Personal information
- Born: April 14, 1988 (age 38) Saskatoon, Saskatchewan
- Height: 1.75 m (5 ft 9 in)
- Weight: 80 kg (176 lb)

Sport
- Country: Canada
- Sport: Athletics
- Event: Hammer throw

Achievements and titles
- Personal best: 72.16m

= Heather Steacy =

Canadian hammer thrower

Heather Steacy (born April 14, 1988, in Saskatoon, Saskatchewan) is a Canadian track and field athlete competing in the hammer throw. She competed in the hammer throw event at the 2012 Summer Olympics where she finished 34th.
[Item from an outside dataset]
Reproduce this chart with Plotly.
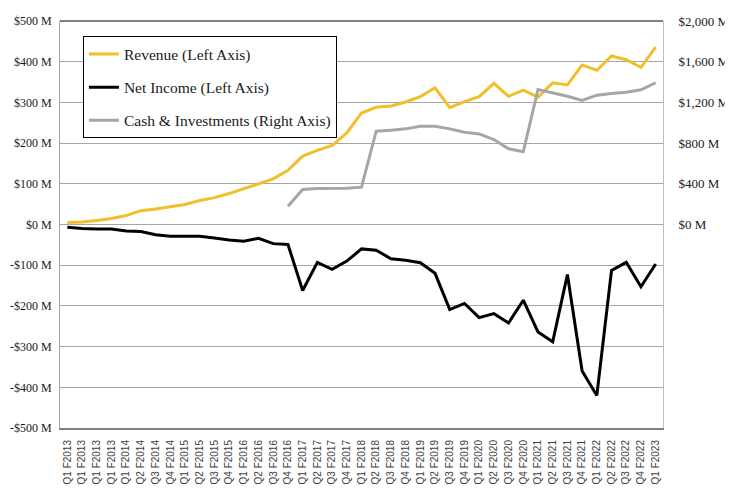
import plotly.graph_objects as go

quarters = ["Q1 F2013", "Q1 F2013", "Q1 F2013", "Q1 F2013",
            "Q1 F2014", "Q2 F2014", "Q3 F2014", "Q4 F2014",
            "Q1 F2015", "Q2 F2015", "Q3 F2015", "Q4 F2015",
            "Q1 F2016", "Q2 F2016", "Q3 F2016", "Q4 F2016",
            "Q1 F2017", "Q2 F2017", "Q3 F2017", "Q4 F2017",
            "Q1 F2018", "Q2 F2018", "Q3 F2018", "Q4 F2018",
            "Q1 F2019", "Q2 F2019", "Q3 F2019", "Q4 F2019",
            "Q1 F2020", "Q2 F2020", "Q3 F2020", "Q4 F2020",
            "Q1 F2021", "Q2 F2021", "Q3 F2021", "Q4 F2021",
            "Q1 F2022", "Q2 F2022", "Q3 F2022", "Q4 F2022",
            "Q1 F2023"]

revenue = [5, 6, 10, 15, 22, 34, 38, 44, 49, 59, 66, 76, 88, 99, 112, 133,
           168, 182, 194, 225, 274, 288, 291, 301, 314, 336, 287, 302, 314, 347,
           315, 330, 313, 348, 343, 392, 379, 414, 405, 386, 436]

net_income = [-7, -10, -11, -11, -16, -17, -25, -29, -29, -29, -33, -38, -41, -34, -47, -49,
              -162, -93, -110, -90, -60, -63, -84, -88, -94, -120, -209, -194, -229, -219,
              -242, -186, -264, -288, -123, -360, -420, -113, -93, -153, -97]

cash = [None] * 15 + [180, 344, 354, 354, 357, 367, 917, 927, 940, 966, 966, 940, 907, 890, 835,
                      744, 715, 1327, 1295, 1261, 1219, 1271, 1288, 1300, 1324, 1393]

left_ticks = [500, 400, 300, 200, 100, 0, -100, -200, -300, -400, -500]
left_labels = ["$500 M", "$400 M", "$300 M", "$200 M", "$100 M", "$0 M",
               "-$100 M", "-$200 M", "-$300 M", "-$400 M", "-$500 M"]
right_ticks = [0, 400, 800, 1200, 1600, 2000]
right_labels = ["$0 M", "$400 M", "$800 M", "$1,200 M", "$1,600 M", "$2,000 M"]

x = list(range(len(quarters)))
serif = "Liberation Serif"

fig = go.Figure()
fig.add_trace(go.Scatter(x=x, y=revenue, mode="lines", name="Revenue (Left Axis)",
                         line=dict(color="#F0BF2A", width=3), legendgroup="a"))
fig.add_trace(go.Scatter(x=x, y=net_income, mode="lines", name="Net Income (Left Axis)",
                         line=dict(color="#000000", width=3), legendgroup="b"))
fig.add_trace(go.Scatter(x=x, y=cash, mode="lines", name="Cash & Investments (Right Axis)",
                         line=dict(color="#A6A6A6", width=3), yaxis="y2", legendgroup="c"))

fig.update_layout(
    width=733, height=494,
    margin=dict(l=52, r=78, t=13, b=74, autoexpand=False),
    paper_bgcolor="white", plot_bgcolor="white",
    font=dict(family=serif, size=13, color="#1a1a1a"),
    showlegend=True,
    legend=dict(x=0.038, y=0.962, xanchor="left", yanchor="top",
                bordercolor="#000000", borderwidth=1, bgcolor="white",
                font=dict(family=serif, size=15.5, color="#1a1a1a"),
                tracegroupgap=10, itemwidth=30),
    xaxis=dict(range=[-0.5, len(quarters) - 0.5], tickmode="array", tickvals=x, ticktext=quarters,
               tickangle=-90, tickfont=dict(family="Liberation Sans", size=10, color="#404040"),
               showgrid=False, zeroline=False, showline=True, linecolor="#808080", linewidth=2,
               ticks="", ticklabelstandoff=6, automargin=False),
    yaxis=dict(range=[-500, 500], tickmode="array", tickvals=left_ticks, ticktext=left_labels,
               showgrid=True, gridcolor="#A6A6A6", gridwidth=1, zeroline=False,
               showline=True, linecolor="#A6A6A6", linewidth=1, ticks="", automargin=False,
               ticklabelstandoff=5, tickfont=dict(family=serif, size=12, color="#1a1a1a")),
    yaxis2=dict(range=[-2000, 2000], overlaying="y", side="right", tickmode="array",
                tickvals=right_ticks, ticktext=right_labels, showgrid=False, zeroline=False,
                showline=True, linecolor="#C0C0C0", linewidth=1, ticks="", automargin=False,
                ticklabelstandoff=12, tickfont=dict(family=serif, size=13, color="#1a1a1a")),
    shapes=[dict(type="line", xref="paper", yref="paper", x0=0, x1=1, y0=1, y1=1,
                 line=dict(color="#000000", width=1))],
)

fig.write_html("out.html")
She is the younger sister of Canadian Olympic hammer thrower James Steacy.

In July 2016 she was officially named to Canada's Olympic team. She finished in 23rd place.

During the University of Lethbridge's 50th anniversary, Heather Steacy was named #7 Pronghorn of all time, recognizing not only her Olympic success, but also her 2 time win of the prestigious Pronghorn of the Year award.

==Achievements==
- 1st, 2012 and 2016 National Championships, Calgary, Canada (Olympic "A" Standard).
- 14th, q., 2011 IAAF World Championships in Athletics, Daegu, South Korea.